We previously discovered a family of lytic polysaccharide monooxygenases (LPMOs) in plant pathogenic oomycetes and showed that they are key virulence factors involved in the degradation of pectin, the most abundant charged polysaccharide in the plant cell wall. More recently, we have identified a large number of secreted, uncharacterised FAD-dependent oxidases called berberine bridge enzyme-like proteins (BBEs), that have expanded in fungal and oomycete plant pathogens and are strongly induced during infection. We have produced one P. infestans BBE in yeast, carried out in vitro activity assays and detected specific oxidative activity on negatively charged pectin fragments (oligogalacturonides).
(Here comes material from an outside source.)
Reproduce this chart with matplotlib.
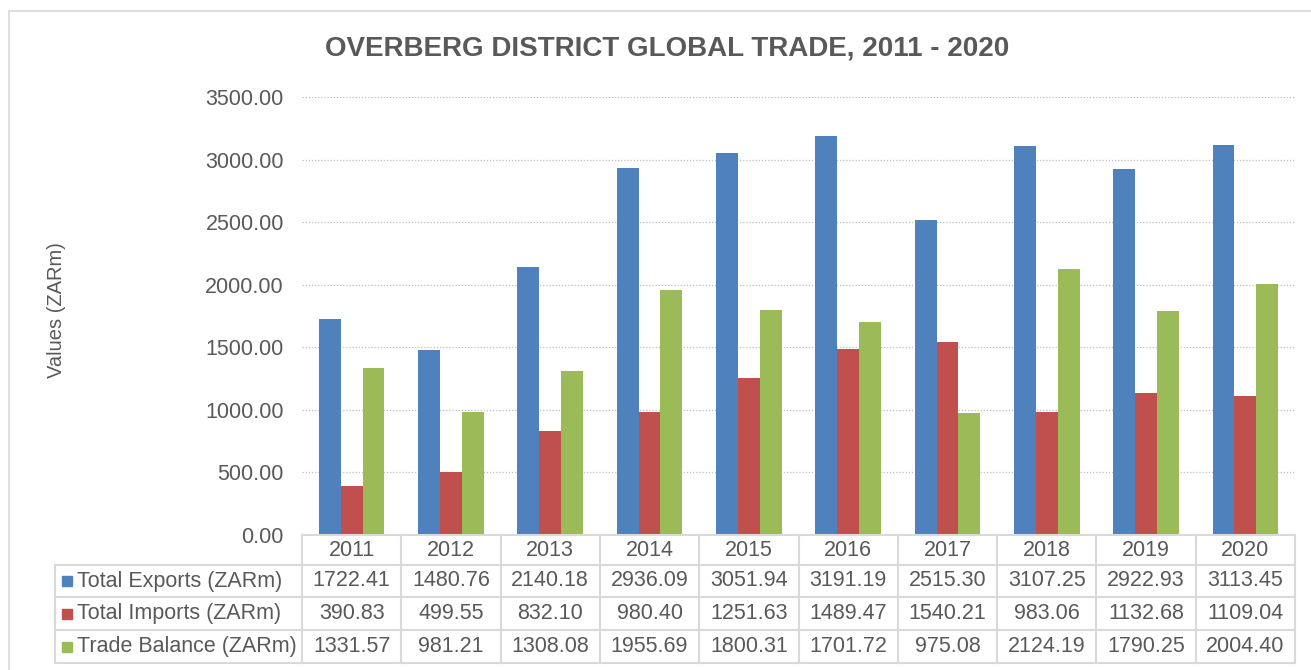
"""Overberg district global trade chart with Excel-style data table."""

import numpy as np
import matplotlib.pyplot as plt
from matplotlib.lines import Line2D
from matplotlib.patches import Rectangle

years = ["2011", "2012", "2013", "2014", "2015", "2016", "2017", "2018", "2019", "2020"]
exports = [1722.41, 1480.76, 2140.18, 2936.09, 3051.94, 3191.19, 2515.30, 3107.25, 2922.93, 3113.45]
imports = [390.83, 499.55, 832.10, 980.40, 1251.63, 1489.47, 1540.21, 983.06, 1132.68, 1109.04]
balance = [1331.57, 981.21, 1308.08, 1955.69, 1800.31, 1701.72, 975.08, 2124.19, 1790.25, 2004.40]
series_names = ["Total Exports (ZARm)", "Total Imports (ZARm)", "Trade Balance (ZARm)"]
colors = ["#4F81BD", "#C0504D", "#9BBB59"]

TEXT = "#595959"
GRID = "#D9D9D9"
W, H = 1311, 670
FS = 15.5

plt.rcParams["font.family"] = ["Liberation Sans", "DejaVu Sans"]

fig = plt.figure(figsize=(W / 100, H / 100), dpi=100)


def fx(px):
    return px / W


def fy(py):
    return 1 - py / H


# chart outer border (right and bottom edges fall outside the image)
fig.add_artist(Rectangle((fx(9), fy(690)), fx(1330) - fx(9), fy(11) - fy(690),
                         transform=fig.transFigure, fill=False, edgecolor=GRID, lw=1.2))

x0, x1 = 302, 1295
ax = fig.add_axes([fx(x0), fy(535), fx(x1) - fx(x0), fy(97) - fy(535)])

x = np.arange(len(years))
bw = 0.22
for i, (vals, c) in enumerate(zip([exports, imports, balance], colors)):
    ax.bar(x + (i - 1) * bw, vals, width=bw, color=c, zorder=3)

ax.set_xlim(-0.5, len(years) - 0.5)
ax.set_ylim(0, 3500)
ax.set_yticks(np.arange(0, 3501, 500))
ax.set_yticklabels([f"{v:.2f}" for v in np.arange(0, 3501, 500)], fontsize=FS, color=TEXT)
ax.tick_params(axis="y", length=0, pad=13)
ax.set_xticks([])
for s in ax.spines.values():
    s.set_visible(False)
ax.yaxis.grid(True, linestyle=(0, (1, 1.5)), color="#BFBFBF", lw=0.9, zorder=0)

fig.text(fx(57), fy(310), "Values (ZARm)", rotation=90, ha="center", va="center",
         fontsize=14.5, color=TEXT)
fig.text(fx(667), fy(48), "OVERBERG DISTRICT GLOBAL TRADE, 2011 - 2020", ha="center", va="center",
         fontsize=20, fontweight="bold", color=TEXT)

# data table
row_y = [535, 565, 597, 630, 663]
col_w = (x1 - x0) / len(years)
col_x = [x0 + k * col_w for k in range(len(years) + 1)]
lab_x0 = 55


def hline(px_a, px_b, py):
    fig.add_artist(Line2D([fx(px_a), fx(px_b)], [fy(py), fy(py)], transform=fig.transFigure,
                          color=GRID, lw=1.5))


def vline(px, py_a, py_b):
    fig.add_artist(Line2D([fx(px), fx(px)], [fy(py_a), fy(py_b)], transform=fig.transFigure,
                          color=GRID, lw=1.5))


hline(x0, x1, row_y[0])
for py in row_y[1:]:
    hline(lab_x0, x1, py)
for px in col_x:
    vline(px, row_y[0], row_y[-1])
vline(lab_x0, row_y[1], row_y[-1])

for k, yr in enumerate(years):
    fig.text(fx(col_x[k] + col_w / 2), fy((row_y[0] + row_y[1]) / 2), yr,
             ha="center", va="center", fontsize=FS, color=TEXT)

for r, (name, vals, c) in enumerate(zip(series_names, [exports, imports, balance], colors)):
    yc = (row_y[r + 1] + row_y[r + 2]) / 2
    fig.add_artist(Rectangle((fx(62), fy(yc + 5)), fx(10), fy(yc - 5) - fy(yc + 5),
                             transform=fig.transFigure, color=c))
    fig.text(fx(77), fy(yc), name, ha="left", va="center", fontsize=FS, color=TEXT)
    for k, v in enumerate(vals):
        fig.text(fx(col_x[k] + col_w / 2), fy(yc), f"{v:.2f}", ha="center", va="center",
                 fontsize=FS, color=TEXT)

fig.savefig("out.png", dpi=100)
Through activity assays, we observed that purified P. infestans LPMO and BBE work synergistically to degrade homogalacturonan (the backbone of pectin). Silencing of the most expressed BBE-coding gene in P. infestans caused complete loss of pathogenicity on potato leaves, confirming that this enzyme has a central role in pathogenesis. Our transcriptomic data also indicate that, like oomycetes, phytopathogenic fungi have co-opted BBEs as part of their offensive arsenal and the coding genes are co-expressed with numerous GHs involved in the degradation of abundant plant cell wall polysaccharides, again supporting an active role during tissue penetration.

We hypothesise that oomycetes and fungi secrete BBEs to (i) drive plant cell wall degradation by LPMOs and (ii) oxidatively modify oligosaccharide elicitors released during infection, thus preventing their recognition by plant receptors and dampening the activation of the plant defence responses. Elucidating the molecular roles of BBEs during plant infection and their interplay with other virulence factors will help unlock new strategies to combat plant diseases. In this project, we will use gene silencing to reveal the importance of induced BBE genes during host invasion by fungi and oomycetes and assess their feasibility as targets for crop protection. We will produce recombinant forms of BBE proteins, characterise their biochemical activities and structures, and reveal their synergy with co-secreted enzymes. Finally, we will unveil if and how pathogens use BBEs and their products to manipulate the host immune response.

This project will uncover the biological roles, biochemical and structural properties of berberine-bridge enzyme-like proteins (BBEs), a broad new group of oxidative virulence factors we have recently identified in fungal and oomycete plant pathogens.

We will perform gene silencing to determine which BBE genes are important in pathogen virulence during plant infection, and if this role changes according to different pathogen lifestyles (biotrophic, hemibiotrophic and necrotrophic). We will use dsRNAi and transgene-mediated gene silencing to knock-down BBE gene expression in three major plant pathogens and score disease symptoms during infection.

We will produce recombinant versions of the most important BBEs identified in the selected plant pathogens and determine their activities and substrate specificities through enzymatic assays and mass spectrometry techniques. X-ray crystallography will unveil structural details about the proteins` active site, interactions with substrates and cofactor binding properties. We will dissect the mechanisms underlying BBE-LPMO interactions through enzymatic studies and electron paramagnetic resonance (EPR) spectroscopy.

We will determine if and how BBE-catalysed oxidation of oligosaccharides suppresses their efficacy as elicitors. Pure BBEs, as well as native and oxidised oligosaccharides, will be tested for their ability to alter plant resistance to subsequent infection, expression of key plant immunity genes, production of reactive oxygen species (ROS) and callose deposition. We will use thermal shift analysis, enzyme-linked immunosorbent assays (ELISAs) and X-ray crystallography to study the molecular interactions between BBE products and the plant WAK1 receptor, which specifically recognises and binds oligogalacturonides, thereby triggering plant immune responses.